From 1 March to 1 September 2020, 7,100 businesses in the city closed permanently, review website Yelp reported.
Now a rash of empty storefronts has pushed rates down to their lowest in recent memory. And young people who couldn’t afford the sky-high rents are starting to fill the empty spaces that landlords are pleased to get something from rather than nothing.
New York State saw more new businesses open last year than at any time since 2007 during the Great Recession, according to data compiled by the Federal Reserve Bank of St. Louis.
More than twice as many New York City business leases were signed in February this year as during the low point of 2020’s economic crunch, data firm CoStar reported.
Manhattan had become “richer and richer and less and less interesting,” Fred Wilson, co-founder of the Union Square Ventures investment firm, told the Wall Street Journal. “Lower rents, if they are sustained, will be terrific for street-level retail and restaurants.”
With employers requiring fewer workers to come downtown, pressures to keep rents low are likely to continue, encouraging new businesses to start and existing ones to trade up to better space.
During the economic crisis, residential rents also dropped in Manhattan by an average of 12 percent, Moody’s Analytics found.
Apartment rents had soared 230 percent since 1990 to $4,751 in 2019, about triple the national average, according to Moody’s, while the median U.S. household income grew only 114 percent.
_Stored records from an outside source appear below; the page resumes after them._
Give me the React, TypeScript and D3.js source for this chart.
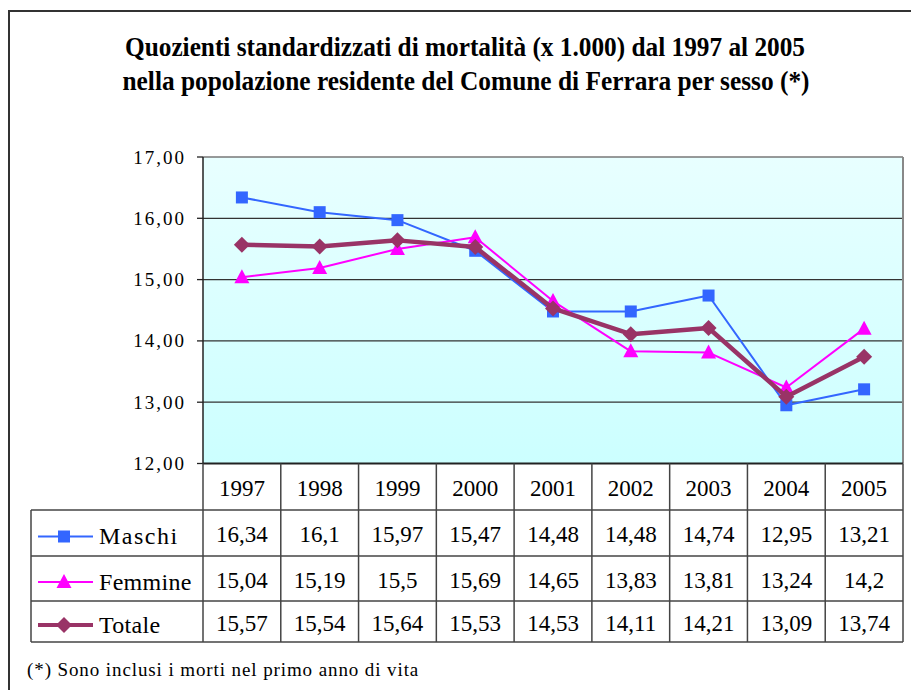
import React, { useEffect, useRef } from "react";
import * as d3 from "d3";

const years = ["1997", "1998", "1999", "2000", "2001", "2002", "2003", "2004", "2005"];
const maschi = [16.34, 16.1, 15.97, 15.47, 14.48, 14.48, 14.74, 12.95, 13.21];
const femmine = [15.04, 15.19, 15.5, 15.69, 14.65, 13.83, 13.81, 13.24, 14.2];
const totale = [15.57, 15.54, 15.64, 15.53, 14.53, 14.11, 14.21, 13.09, 13.74];
const yTicks = [12, 13, 14, 15, 16, 17];
const seriesNames = ["Maschi", "Femmine", "Totale"];
const tableLabels = [
  ["16,34", "16,1", "15,97", "15,47", "14,48", "14,48", "14,74", "12,95", "13,21"],
  ["15,04", "15,19", "15,5", "15,69", "14,65", "13,83", "13,81", "13,24", "14,2"],
  ["15,57", "15,54", "15,64", "15,53", "14,53", "14,11", "14,21", "13,09", "13,74"],
];
const titleLines = [
  "Quozienti standardizzati di mortalità (x 1.000) dal 1997 al 2005",
  "nella popolazione residente del Comune di Ferrara per sesso (*)",
];
const footnote = "(*) Sono inclusi i morti nel primo anno di vita";

const FONT = "Liberation Serif";
const colors = ["#3366FF", "#FF00FF", "#993366"];
const widths = [2, 2, 4.5];

function drawMarker(g: any, kind: number, x: number, y: number, color: string) {
  if (kind === 0) {
    g.append("rect").attr("x", x - 6).attr("y", y - 6).attr("width", 12).attr("height", 12).attr("fill", color);
  } else if (kind === 1) {
    g.append("path").attr("d", `M${x},${y - 8}L${x + 7.5},${y + 6}L${x - 7.5},${y + 6}Z`).attr("fill", color);
  } else {
    g.append("path").attr("d", `M${x},${y - 8}L${x + 8},${y}L${x},${y + 8}L${x - 8},${y}Z`).attr("fill", color);
  }
}

export default function App() {
  const ref = useRef<SVGSVGElement>(null);
  const W = 911, H = 690;

  useEffect(() => {
    const svg = d3.select(ref.current);
    svg.selectAll("*").remove();
    const left = 203, right = 903, top = 157, bottom = 463.5;
    const x = d3.scaleBand<string>().domain(years).range([left, right]).padding(0);
    const y = d3.scaleLinear().domain([12, 17]).range([bottom, top]);
    const cx = (yr: string) => (x(yr) as number) + x.bandwidth() / 2;
    const rows = [463.5, 510, 556, 601, 642];
    const tableLeft = 31;

    const defs = svg.append("defs");
    const grad = defs.append("linearGradient").attr("id", "bg").attr("x1", 0).attr("y1", 0).attr("x2", 0).attr("y2", 1);
    grad.append("stop").attr("offset", 0).attr("stop-color", "#E8FFFF");
    grad.append("stop").attr("offset", 1).attr("stop-color", "#CCFFFF");

    svg.append("rect").attr("width", W).attr("height", H).attr("fill", "#fff");
    svg.append("path").attr("d", `M9,${H + 5}V11H${W + 5}`).attr("fill", "none").attr("stroke", "#333").attr("stroke-width", 2);

    const txt = (xx: number, yy: number, s: string, size: number, anchor = "start") =>
      svg.append("text").attr("x", xx).attr("y", yy).attr("font-family", FONT).attr("font-size", size)
        .attr("text-anchor", anchor).attr("fill", "#000").text(s);

    txt(465, 56, titleLines[0], 28, "middle").attr("font-weight", "bold").attr("textLength", 680).attr("lengthAdjust", "spacingAndGlyphs");
    txt(466, 90, titleLines[1], 28, "middle").attr("font-weight", "bold").attr("textLength", 687).attr("lengthAdjust", "spacingAndGlyphs");

    svg.append("rect").attr("x", left).attr("y", top).attr("width", right - left).attr("height", bottom - top).attr("fill", "url(#bg)");
    yTicks.slice(1, -1).forEach((t) => {
      svg.append("line").attr("x1", left).attr("x2", right).attr("y1", y(t)).attr("y2", y(t)).attr("stroke", "#333").attr("stroke-width", 1.2);
    });
    svg.append("line").attr("x1", left).attr("x2", right).attr("y1", top).attr("y2", top).attr("stroke", "#777").attr("stroke-width", 1.5);
    svg.append("line").attr("x1", right).attr("x2", right).attr("y1", top).attr("y2", bottom).attr("stroke", "#888").attr("stroke-width", 2);
    svg.append("line").attr("x1", left).attr("x2", left).attr("y1", top).attr("y2", bottom).attr("stroke", "#222").attr("stroke-width", 1.5);
    yTicks.forEach((t) => {
      svg.append("line").attr("x1", 197).attr("x2", left).attr("y1", y(t)).attr("y2", y(t)).attr("stroke", "#222").attr("stroke-width", 1.3);
      txt(186, y(t) + 6.5, d3.format(".2f")(t).replace(".", ","), 19, "end").attr("letter-spacing", 2);
    });

    const line = d3.line<number>().x((_, i) => cx(years[i])).y((v) => y(v));
    [maschi, femmine, totale].forEach((vals, si) => {
      const g = svg.append("g");
      g.append("path").attr("d", line(vals) || "").attr("fill", "none").attr("stroke", colors[si])
        .attr("stroke-width", widths[si]).attr("stroke-linejoin", "round");
      vals.forEach((v, i) => drawMarker(g, si, cx(years[i]), y(v), colors[si]));
    });

    const tg = svg.append("g").attr("stroke", "#444").attr("stroke-width", 1.5);
    tg.append("line").attr("x1", left).attr("x2", right).attr("y1", rows[0]).attr("y2", rows[0]).attr("stroke", "#222").attr("stroke-width", 2);
    rows.slice(1).forEach((r) => tg.append("line").attr("x1", tableLeft).attr("x2", right).attr("y1", r).attr("y2", r));
    years.forEach((yr) => tg.append("line").attr("x1", x(yr) as number).attr("x2", x(yr) as number).attr("y1", rows[0]).attr("y2", rows[4]));
    tg.append("line").attr("x1", right).attr("x2", right).attr("y1", rows[0]).attr("y2", rows[4]);
    tg.append("line").attr("x1", tableLeft).attr("x2", tableLeft).attr("y1", rows[1]).attr("y2", rows[4]);

    years.forEach((yr) => txt(cx(yr), (rows[0] + rows[1]) / 2 + 9, yr, 23, "middle"));
    tableLabels.forEach((row, ri) => {
      const mid = (rows[ri + 1] + rows[ri + 2]) / 2;
      row.forEach((lab, i) => txt(cx(years[i]), mid + 9, lab, 23, "middle"));
      svg.append("line").attr("x1", 38).attr("x2", 93).attr("y1", mid + 3.5).attr("y2", mid + 3.5)
        .attr("stroke", colors[ri]).attr("stroke-width", ri === 2 ? 4 : 2);
      drawMarker(svg, ri, 64, mid + 3.5, colors[ri]);
      txt(99, mid + 11, seriesNames[ri], 24).attr("letter-spacing", ri === 0 ? 1.5 : 0.3);
    });

    txt(27, 676, footnote, 19).attr("letter-spacing", 0.9);
  }, []);

  return <svg ref={ref} width={W} height={H} style={{ position: "absolute", left: 0, top: 0 }} />;
}
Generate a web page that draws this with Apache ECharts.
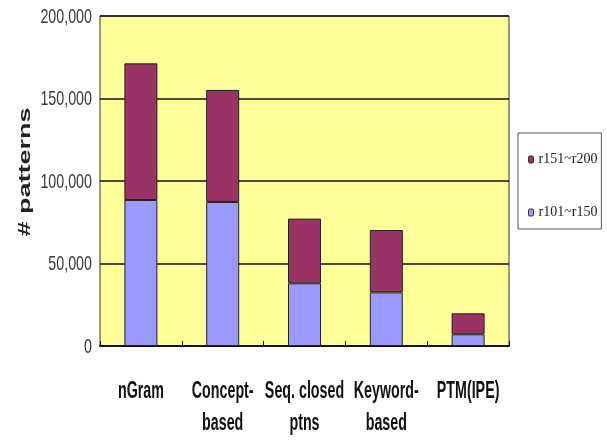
<!DOCTYPE html>
<html>
<head>
<meta charset="utf-8">
<script src="https://cdn.jsdelivr.net/npm/echarts@6/dist/echarts.min.js"></script>
<style>
  html, body { margin: 0; padding: 0; background: #fff; }
  #chart { width: 607px; height: 441px; }
</style>
</head>
<body>
<div id="chart"></div>
<script>
// Pattern counts per method, split by topic range
const categories = ['nGram', 'Concept-\nbased', 'Seq. closed\nptns', 'Keyword-\nbased', 'PTM(IPE)'];
const r101to150 = [88500, 87300, 38000, 32500, 7100];
const r151to200 = [82800, 67900, 39200, 37800, 12700];
const yTicks = [0, 50000, 100000, 150000, 200000];
const yTitle = '# patterns';

const sans = '"Liberation Sans", Arial, sans-serif';

const chart = echarts.init(document.getElementById('chart'), null, { renderer: 'canvas' });

chart.setOption({
  backgroundColor: '#ffffff',
  animation: false,
  grid: {
    left: 100, right: 98, top: 16, bottom: 95,
    outerBoundsMode: 'none',
    containLabel: false,
    show: true,
    backgroundColor: '#FFFF99',
    borderColor: '#333',
    borderWidth: 1
  },
  legend: {
    orient: 'vertical',
    left: 518,
    top: 133,
    padding: [19, 4, 9, 10],
    itemGap: 38,
    itemWidth: 5,
    itemHeight: 7,
    borderColor: '#555',
    borderWidth: 1,
    borderRadius: 0,
    data: ['r151~r200', 'r101~r150'],
    itemStyle: { borderColor: '#333', borderWidth: 1 },
    textStyle: { fontFamily: '"Liberation Serif", "Times New Roman", serif', fontSize: 14, lineHeight: 15, color: '#222' }
  },
  xAxis: {
    type: 'category',
    data: categories,
    axisLine: { show: true, lineStyle: { color: '#111', width: 2 } },
    axisTick: { show: true, inside: true, length: 5, lineStyle: { color: '#111' } },
    axisLabel: { show: false }
  },
  yAxis: {
    type: 'value',
    min: yTicks[0],
    max: yTicks[yTicks.length - 1],
    interval: yTicks[1] - yTicks[0],
    axisLine: { show: false },
    axisTick: { show: false },
    splitLine: { show: true, lineStyle: { color: '#111', width: 1.5 } },
    axisLabel: { show: false }
  },
  series: [
    {
      name: 'r101~r150',
      type: 'bar',
      stack: 'total',
      barWidth: 33,
      data: r101to150,
      itemStyle: { color: '#9999FF', borderColor: '#222', borderWidth: 1 }
    },
    {
      name: 'r151~r200',
      type: 'bar',
      stack: 'total',
      barWidth: 33,
      data: r151to200,
      itemStyle: { color: '#993366', borderColor: '#222', borderWidth: 1 }
    }
  ]
});

// Axis texts are drawn as condensed text, placed from the axes' own pixel mapping
const graphics = [];
const zeroY = chart.convertToPixel({ yAxisIndex: 0 }, yTicks[0]);
const topY = chart.convertToPixel({ yAxisIndex: 0 }, yTicks[yTicks.length - 1]);
const plotLeft = chart.convertToPixel({ xAxisIndex: 0 }, 0) - (chart.convertToPixel({ xAxisIndex: 0 }, 1) - chart.convertToPixel({ xAxisIndex: 0 }, 0)) / 2;

categories.forEach((label, i) => {
  graphics.push({
    type: 'text',
    x: chart.convertToPixel({ xAxisIndex: 0 }, i),
    y: zeroY + 29.5,
    scaleX: 0.62,
    silent: true,
    style: {
      text: label,
      x: 0, y: 0,
      align: 'center',
      verticalAlign: 'top',
      font: 'bold 23px ' + sans,
      lineHeight: 32,
      fill: '#111'
    }
  });
});

yTicks.forEach(v => {
  graphics.push({
    type: 'text',
    x: plotLeft - 8,
    y: chart.convertToPixel({ yAxisIndex: 0 }, v) + 1,
    scaleX: 0.68,
    silent: true,
    style: {
      text: v.toLocaleString('en-US'),
      x: 0, y: 0,
      align: 'right',
      verticalAlign: 'middle',
      font: '21px ' + sans,
      fill: '#3a3a3a'
    }
  });
});

graphics.push({
  type: 'text',
  x: 26,
  y: (zeroY + topY) / 2 - 9,
  rotation: Math.PI / 2,
  scaleY: 0.6,
  silent: true,
  style: {
    text: yTitle,
    x: 0, y: 0,
    align: 'center',
    verticalAlign: 'middle',
    font: 'bold 27px ' + sans,
    fill: '#222'
  }
});

chart.setOption({ graphic: graphics });
</script>
</body>
</html>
TREND FORECAST: As we note in our new article, “AMERICANS STILL FLEEING URBAN CENTERS,” there will be new generations of young city dwellers moving into urban areas as rents decline and it is more affordable to open businesses and rent apartments.
Moreover, it will also spark an entirely new art, style, fashion, and food movements as young millennials and Generation Z create their vision of the present that has been left vacant by the current exodus of former city dwellers to suburban and ex-urban areas.